14. The non-transitory machine-readable storage medium of claim 8, wherein the first code is a Model Context Protocol (MCP) client that receives the first inference request from an application, and wherein calling the function comprises the MCP client transmitting an invocation call to an MCP server.

15. A compute server, comprising:

a processor; and

a non-transitory machine-readable storage medium that provides instructions that, if executed by the processor, will cause the compute server to perform operations including:

receiving, at the compute server of a plurality of compute servers of a distributed cloud computing network that includes a plurality of datacenters, a first inference request, wherein the compute server is part of a first one of the plurality of datacenters, and wherein the first inference request is received from a first entity;

determining that the received first inference request triggers execution of first code at the distributed cloud computing network, wherein the first code is related to an artificial intelligence (AI) application that interacts with the first inference request and causes input of the first inference request to be run through an AI model;

transmitting, from helper code executing on the compute server, a second inference request to the AI model, wherein the second inference request includes a prompt and one or more function definitions, wherein the AI model is executing in the first one of the plurality of datacenters;

receiving, at the helper code, a first result of executing the second inference request, wherein the first result of executing the second inference request includes structured data for calling a function;

calling, by the helper code, the function using the structured data included in the result of executing the second inference request;

receiving, at the helper code, a response to the called function; and

processing, at the first code, a response to the received first inference request based at least on the received response to the called function.

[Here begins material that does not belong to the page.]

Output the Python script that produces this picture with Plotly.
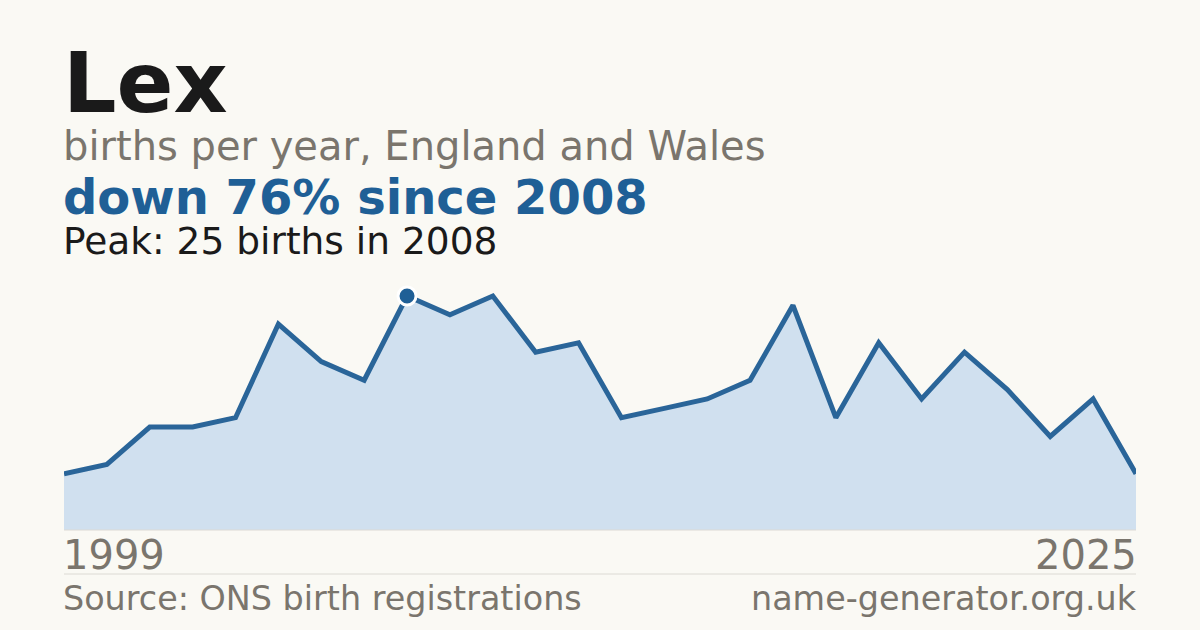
import plotly.graph_objects as go

# Births per year for the name
years = [2000, 2001, 2002, 2003, 2004, 2005, 2006, 2007, 2008, 2009,
         2010, 2011, 2012, 2013, 2014, 2015, 2016, 2017, 2018, 2019,
         2020, 2021, 2022, 2023, 2024, 2025]
births = [6, 7, 11, 11, 12, 22, 18, 16, 25, 23,
          25, 19, 20, 12, 13, 14, 16, 24, 12, 20,
          14, 19, 15, 10, 14, 6]
peak_year = [2008]
peak_births = [25]
end_labels = ["1999", "2025"]

BG = "#faf9f4"
BLUE = "#1f5f96"
GREY = "#7a756d"
INK = "#1a1a1a"
FONT = "DejaVu Sans"
W, H = 1200, 630


def px(x):
    return x / W


def py(y):
    return 1 - y / H


fig = go.Figure()

fig.add_trace(go.Scatter(
    x=years,
    y=births,
    mode="lines",
    fill="tozeroy",
    fillcolor="#d0e0ef",
    line=dict(color="#2a6599", width=5),
    hoverinfo="skip",
))

fig.add_trace(go.Scatter(
    x=peak_year,
    y=peak_births,
    mode="markers",
    marker=dict(size=18, color=BLUE, line=dict(color="white", width=3)),
    hoverinfo="skip",
))


def label(text, x, y, size, color, bold=False, anchor="left"):
    if bold:
        text = f"<b>{text}</b>"
    fig.add_annotation(
        text=text,
        x=px(x), y=py(y),
        xref="paper", yref="paper",
        xanchor=anchor, yanchor="middle",
        showarrow=False,
        borderpad=0,
        font=dict(family=FONT, size=size, color=color),
    )


# header
label("Lex", 62, 83, 84, INK, bold=True)
label("births per year, England and Wales", 62, 146, 40, GREY)
label("down 76% since 2008", 62, 197, 48, BLUE, bold=True)
label("Peak: 25 births in 2008", 62, 241, 37.5, INK)

# axis end labels
label(end_labels[0], 62, 555, 40, GREY)
label(end_labels[1], 1138, 555, 40, GREY, anchor="right")

# footer
label("Source: ONS birth registrations", 62, 598, 33.4, GREY)
label("name-generator.org.uk", 1138, 598, 33.4, GREY, anchor="right")

# baseline and separator
for y in [530, 574]:
    fig.add_shape(
        type="line",
        xref="paper", yref="paper",
        x0=px(64), x1=px(1136), y0=py(y), y1=py(y),
        line=dict(color="#dcdad4", width=1),
    )

fig.update_layout(
    width=W,
    height=H,
    margin=dict(l=0, r=0, t=0, b=0),
    paper_bgcolor=BG,
    plot_bgcolor=BG,
    showlegend=False,
    xaxis=dict(
        domain=[px(64), px(1136)],
        range=[years[0], years[-1]],
        visible=False,
    ),
    yaxis=dict(
        domain=[py(530), py(270)],
        range=[0, 25 * 260 / 234],
        visible=False,
    ),
)

# drop the default page margin so the card fills the window
fig.write_html(
    "out.html",
    config={"displayModeBar": False},
    post_script="document.body.style.margin='0';"
                "document.body.style.background='" + BG + "';",
)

16. The compute server of claim 15, wherein the operations further include:

wherein prior to the processing the response to the received first inference request, performing:

transmitting, from the helper code, a third inference request to the AI model, wherein the third inference request includes data from the response to the called function;

receiving, at the helper code, a second result of executing the third inference request; and

transmitting the second result to the first code;

wherein processing, at the first code, the response to the received first inference request includes the second result.

17. The compute server of claim 15, wherein the AI model is executing on the compute server.

18. The compute server of claim 15, wherein calling the function includes transmitting an HTTP request to a server that is external to the distributed cloud computing network, and wherein receiving the response to the called function includes receiving an HTTP response from the server.

19. The compute server of claim 15, wherein processing, at the first code, the second result includes manipulating data based on the second result at a database.

20. The compute server of claim 15, wherein the operations further include:

automatically creating the one or more function definitions prior to transmitting the one or more function definitions to the AI model, wherein the one or more function definitions are automatically created from a library or specification.

21. The compute server of claim 15, wherein the first code is a Model Context Protocol (MCP) client that receives the first inference request from an application, and wherein calling the function comprises the MCP client transmitting an invocation call to an MCP server.